_Data_:
>>>>
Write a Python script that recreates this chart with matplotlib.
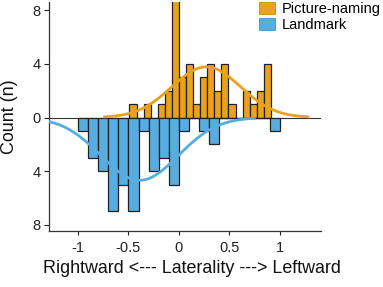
import numpy as np
import matplotlib
matplotlib.use("Agg")
import matplotlib.pyplot as plt
from matplotlib.patches import Patch

plt.rcParams["font.family"] = ["Liberation Sans", "DejaVu Sans"]

# ---- data ----
# Picture-naming: bin width 0.07 starting at -0.49
naming_edges_start = -0.49
naming_binw = 0.07
naming_counts = [1, 0, 1, 0, 1, 2, 10, 3, 4, 1, 3, 4, 2, 4, 1, 0, 2, 1, 2, 4]
naming_mu, naming_sd = 0.27, 0.34

# Landmark: bin width 0.1 starting at -1.0 (drawn downward)
landmark_edges_start = -1.0
landmark_binw = 0.1
landmark_counts = [1, 3, 4, 7, 5, 7, 1, 4, 3, 5, 1, 0, 1, 2, 0, 0, 0, 0, 0, 1]
landmark_mu, landmark_sd = -0.39, 0.383

xticks = [-1, -0.5, 0, 0.5, 1]
xticklabels = ["-1", "-0.5", "0", "0.5", "1"]
yticks = [-8, -4, 0, 4, 8]
yticklabels = ["8", "4", "0", "4", "8"]

c_orange = "#E9A21D"
c_blue = "#57ADE0"
c_edge = "#222222"


def fit_curve(counts, binw, mu, sd):
    # normal fit scaled to counts (histfit style)
    n = sum(counts)
    x = np.linspace(mu - 3 * sd, mu + 3 * sd, 200)
    y = n * binw * np.exp(-0.5 * ((x - mu) / sd) ** 2) / (sd * np.sqrt(2 * np.pi))
    return x, y


fig = plt.figure(figsize=(3.83, 2.87), dpi=100)
ax = fig.add_axes([49 / 383, 1 - 231 / 287, 272 / 383, 229 / 287])

nx = naming_edges_start + naming_binw * np.arange(len(naming_counts))
lx = landmark_edges_start + landmark_binw * np.arange(len(landmark_counts))

ax.bar(nx, naming_counts, width=naming_binw, align="edge",
       color=c_orange, edgecolor=c_edge, linewidth=0.9, zorder=2)
ax.bar(lx, -np.array(landmark_counts), width=landmark_binw, align="edge",
       color=c_blue, edgecolor=c_edge, linewidth=0.9, zorder=2)

x1, y1 = fit_curve(naming_counts, naming_binw, naming_mu, naming_sd)
ax.plot(x1, y1, color=c_orange, linewidth=2.0, zorder=3, solid_capstyle="butt")
x2, y2 = fit_curve(landmark_counts, landmark_binw, landmark_mu, landmark_sd)
ax.plot(x2, -y2, color=c_blue, linewidth=2.0, zorder=3, solid_capstyle="butt")

ax.axhline(0, color="#333333", linewidth=0.8, zorder=1)

ax.set_xlim(-1.287, 1.406)
ax.set_ylim(-8.47, 8.62)
ax.set_xticks(xticks)
ax.set_xticklabels(xticklabels)
ax.set_yticks(yticks)
ax.set_yticklabels(yticklabels)
ax.tick_params(axis="both", labelsize=10.5, colors="#222222", width=0.8)
ax.tick_params(axis="y", length=3.5, pad=2.5)
ax.tick_params(axis="x", length=3, pad=4.5)
for s in ["top", "right"]:
    ax.spines[s].set_visible(False)
for s in ["left", "bottom"]:
    ax.spines[s].set_linewidth(0.9)
    ax.spines[s].set_color("#333333")

fig.text(192 / 383, 1 - 273 / 287, "Rightward <--- Laterality ---> Leftward",
         ha="center", va="baseline", fontsize=12.9, color="#111111")
fig.text(10 / 383, 1 - 116.5 / 287, "Count (n)", rotation=90,
         ha="center", va="center", fontsize=12.9, color="#111111")

handles = [Patch(facecolor=c_orange, edgecolor="#c98a10", linewidth=0.6),
           Patch(facecolor=c_blue, edgecolor="#3f95c8", linewidth=0.6)]
fig.legend(handles, ["Picture-naming", "Landmark"], loc="upper left",
           bbox_to_anchor=(259 / 383, 1 - 1.5 / 287), frameon=False,
           fontsize=10.5, handlelength=1.1, handleheight=0.9,
           handletextpad=0.45, labelspacing=0.15, borderpad=0, borderaxespad=0)

fig.savefig("out.png", dpi=100)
<<<<
Please set down each line of the data above exactly as written, without the pictures.

_Result_:
Write a Python script that recreates this chart with matplotlib.
import numpy as np
import matplotlib
matplotlib.use("Agg")
import matplotlib.pyplot as plt
from matplotlib.patches import Patch

plt.rcParams["font.family"] = ["Liberation Sans", "DejaVu Sans"]

# ---- data ----
# Picture-naming: bin width 0.07 starting at -0.49
naming_edges_start = -0.49
naming_binw = 0.07
naming_counts = [1, 0, 1, 0, 1, 2, 10, 3, 4, 1, 3, 4, 2, 4, 1, 0, 2, 1, 2, 4]
naming_mu, naming_sd = 0.27, 0.34

# Landmark: bin width 0.1 starting at -1.0 (drawn downward)
landmark_edges_start = -1.0
landmark_binw = 0.1
landmark_counts = [1, 3, 4, 7, 5, 7, 1, 4, 3, 5, 1, 0, 1, 2, 0, 0, 0, 0, 0, 1]
landmark_mu, landmark_sd = -0.39, 0.383

xticks = [-1, -0.5, 0, 0.5, 1]
xticklabels = ["-1", "-0.5", "0", "0.5", "1"]
yticks = [-8, -4, 0, 4, 8]
yticklabels = ["8", "4", "0", "4", "8"]

c_orange = "#E9A21D"
c_blue = "#57ADE0"
c_edge = "#222222"


def fit_curve(counts, binw, mu, sd):
    # normal fit scaled to counts (histfit style)
    n = sum(counts)
    x = np.linspace(mu - 3 * sd, mu + 3 * sd, 200)
    y = n * binw * np.exp(-0.5 * ((x - mu) / sd) ** 2) / (sd * np.sqrt(2 * np.pi))
    return x, y


fig = plt.figure(figsize=(3.83, 2.87), dpi=100)
ax = fig.add_axes([49 / 383, 1 - 231 / 287, 272 / 383, 229 / 287])

nx = naming_edges_start + naming_binw * np.arange(len(naming_counts))
lx = landmark_edges_start + landmark_binw * np.arange(len(landmark_counts))

ax.bar(nx, naming_counts, width=naming_binw, align="edge",
       color=c_orange, edgecolor=c_edge, linewidth=0.9, zorder=2)
ax.bar(lx, -np.array(landmark_counts), width=landmark_binw, align="edge",
       color=c_blue, edgecolor=c_edge, linewidth=0.9, zorder=2)

x1, y1 = fit_curve(naming_counts, naming_binw, naming_mu, naming_sd)
ax.plot(x1, y1, color=c_orange, linewidth=2.0, zorder=3, solid_capstyle="butt")
x2, y2 = fit_curve(landmark_counts, landmark_binw, landmark_mu, landmark_sd)
ax.plot(x2, -y2, color=c_blue, linewidth=2.0, zorder=3, solid_capstyle="butt")

ax.axhline(0, color="#333333", linewidth=0.8, zorder=1)

ax.set_xlim(-1.287, 1.406)
ax.set_ylim(-8.47, 8.62)
ax.set_xticks(xticks)
ax.set_xticklabels(xticklabels)
ax.set_yticks(yticks)
ax.set_yticklabels(yticklabels)
ax.tick_params(axis="both", labelsize=10.5, colors="#222222", width=0.8)
ax.tick_params(axis="y", length=3.5, pad=2.5)
ax.tick_params(axis="x", length=3, pad=4.5)
for s in ["top", "right"]:
    ax.spines[s].set_visible(False)
for s in ["left", "bottom"]:
    ax.spines[s].set_linewidth(0.9)
    ax.spines[s].set_color("#333333")

fig.text(192 / 383, 1 - 273 / 287, "Rightward <--- Laterality ---> Leftward",
         ha="center", va="baseline", fontsize=12.9, color="#111111")
fig.text(10 / 383, 1 - 116.5 / 287, "Count (n)", rotation=90,
         ha="center", va="center", fontsize=12.9, color="#111111")

handles = [Patch(facecolor=c_orange, edgecolor="#c98a10", linewidth=0.6),
           Patch(facecolor=c_blue, edgecolor="#3f95c8", linewidth=0.6)]
fig.legend(handles, ["Picture-naming", "Landmark"], loc="upper left",
           bbox_to_anchor=(259 / 383, 1 - 1.5 / 287), frameon=False,
           fontsize=10.5, handlelength=1.1, handleheight=0.9,
           handletextpad=0.45, labelspacing=0.15, borderpad=0, borderaxespad=0)

fig.savefig("out.png", dpi=100)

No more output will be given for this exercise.